Think of your personal leadership dashboard as a series of gauges that gives you a quick snapshot of how you’re doing.  When I talk about how you’re doing in this context, I’m not talking about metrics that gauge the health of your organization.  I’m talking about your overall sense of well being.  Personally, I’ve defined six gauges that show how I’m doing: mentally, physically, emotionally, spiritually, financially and relationally.  It’s quite possible you will come up with a different number of gauges or give them different labels.  That’s great!  The key is to make sure your gauges accomplish five goals:

  1.  FOCUS on factors that legitimately impact how you’re doing as a leader.  In other words, you’re acknowledging the things that do and should impact your overall sense of well-being.  If I’m emotionally burnt out, I’m in no position to bear any of my team’s burdens, so that belongs on the list.
  2. IGNORE factors that might but should not impact how you’re doing as a leader.  This is jut as critical – it’s consciously refusing to assess how you’re doing based on factors that aren’t legitimate or helpful.  For example, last Sunday’s attendance at Restoration City is not measured by any of my gauges.  Like every other pastor, I’m tempted to reduce how I’m doing to butts in the seats and dollars in the offering.  Gauges help me fight back against that.
  3. DETERMINE key questions that define each gauge.  For example, my financial gauge is defined by four key questions:  Am I systematically, cheerfully and sacrificially giving to the Lord’s work in response to the gospel?  Am I saving money each month to be used for future family goals?  Am I spending within the resources God has entrusted to me, avoiding debt?  Am I comfortable with how much financial margin we have in our lives right now?
  4. ASSESS quickly and accurately how I’m doing as a leader.  I want a quick readout (I use a 1-10 scale) with 2-3 bullet points that explain why I gave myself the score I did.  Even if I take the time to write it down, it usually takes less than 5 minutes but is amazingly helpful in anchoring the ambiguous “how are you doing” question in some very concrete answers.
  5. SHAPE decisions, responses and actions designed to address problem areas.  This is where the gospel enters the process for me as a Christian.  Gauges reveal heart issues and heart issues always have gospel solutions.   Think of it this way – a personal leadership dashboard shows you where you most need to apply the gospel in your life.

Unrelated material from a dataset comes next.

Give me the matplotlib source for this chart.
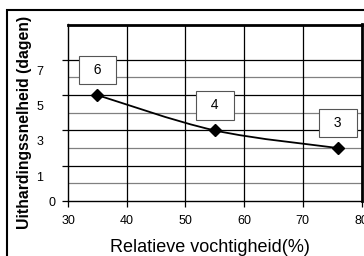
import matplotlib
matplotlib.use("Agg")
import matplotlib.pyplot as plt
from matplotlib.path import Path
from matplotlib.patches import PathPatch, Rectangle
import numpy as np

plt.rcParams['font.family'] = ['Liberation Sans', 'DejaVu Sans']

# Data
humidity = [35, 55, 76]          # relatieve vochtigheid (%)
cure_days = [6, 4, 3]            # uithardingssnelheid (dagen)
point_labels = ["6", "4", "3"]
x_ticks = [30, 40, 50, 60, 70, 80]
y_tick_labels = ["1", "3", "5", "7"]

fig = plt.figure(figsize=(3.64, 2.56), dpi=100)
ax = fig.add_axes([68 / 364, 1 - 201 / 256, 293.5 / 364, 176.5 / 256])

# Outer chart frame
fig.patches.append(Rectangle((7 / 364, -0.1), 1.0, (246 / 256) + 0.1,
                             transform=fig.transFigure, fill=False,
                             edgecolor='black', linewidth=1.5, clip_on=False))

ax.set_xlim(30, 80)
ax.set_ylim(0, 10)

# Gridlines (even black, odd grey)
for v in range(1, 9):
    ax.axhline(v, color='black' if v % 2 == 0 else '#808080', linewidth=0.9, zorder=1)
for v in x_ticks[1:-1]:
    ax.axvline(v, color='black', linewidth=0.9, zorder=1)

# Smoothed line (Catmull-Rom as cubic Bezier)
pts = np.column_stack([humidity, cure_days]).astype(float)
ext = np.vstack([pts[0], pts, pts[-1]])
verts = [tuple(pts[0])]
codes = [Path.MOVETO]
for i in range(len(pts) - 1):
    p0, p1, p2, p3 = ext[i], ext[i + 1], ext[i + 2], ext[i + 3]
    c1 = p1 + (p2 - p0) / 6
    c2 = p2 - (p3 - p1) / 6
    verts += [tuple(c1), tuple(c2), tuple(p2)]
    codes += [Path.CURVE4] * 3
ax.add_patch(PathPatch(Path(verts, codes), fill=False, edgecolor='black',
                       linewidth=1.3, zorder=3))
ax.plot(humidity, cure_days, linestyle='none', marker='D', markersize=6,
        color='black', zorder=4)

# Data labels in boxes
for x, y, lab in zip(humidity, cure_days, point_labels):
    ax.annotate("  " + lab + "  ", (x, y), xytext=(0, 18), textcoords='offset points',
                ha='center', va='center', fontsize=10,
                bbox=dict(boxstyle='square,pad=0.52', facecolor='white',
                          edgecolor='#555555', linewidth=0.8), zorder=5)

# Axes ticks
ax.set_xticks(x_ticks)
ax.tick_params(axis='x', direction='out', length=4, width=0.9, labelsize=9, pad=6)
ax.set_yticks([0, 2, 4, 6, 8], ['0', '', '', '', ''])
ax.set_yticks([1.4, 3.4, 5.4, 7.4], y_tick_labels, minor=True)
ax.tick_params(axis='y', which='major', direction='out', length=4, width=0.9,
               labelsize=9, pad=5)
ax.tick_params(axis='y', which='minor', length=0, labelsize=9, pad=18)

for side in ['left', 'bottom']:
    ax.spines[side].set_linewidth(1.0)
for side in ['top', 'right']:
    ax.spines[side].set_linewidth(2.0)

fig.text(210 / 364, 1 - 247 / 256, "Relatieve vochtigheid(%)", ha='center',
         va='center', fontsize=13)
fig.text(25 / 364, 1 - 122 / 256, "Uithardingssnelheid (dagen)", ha='center',
         va='center', rotation=90, fontsize=11.3, fontweight='bold')

fig.savefig("out.png", dpi=100)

Once you use this dashboard often enough, it almost becomes instinctive.  When I’m having a bad day, I often find myself scanning my gauges to get a quick sense of what’s going on inside of me.  It’s amazingly helpful – I realize the world isn’t falling apart (something I would have no control over) but that I am feeling disconnected from my wife (something I know how to fix).

If you’ve never set up a personal leadership dashboard, I want to encourage you to carve out the space to think through your own gauges in a way that achieves the five goals listed above.  I also want to recommend this to you as a really easy leadership development tool to use with others.  It’s a great way to focus conversations on how a person is truly doing and then be able to discuss how the gospel speaks into those issues.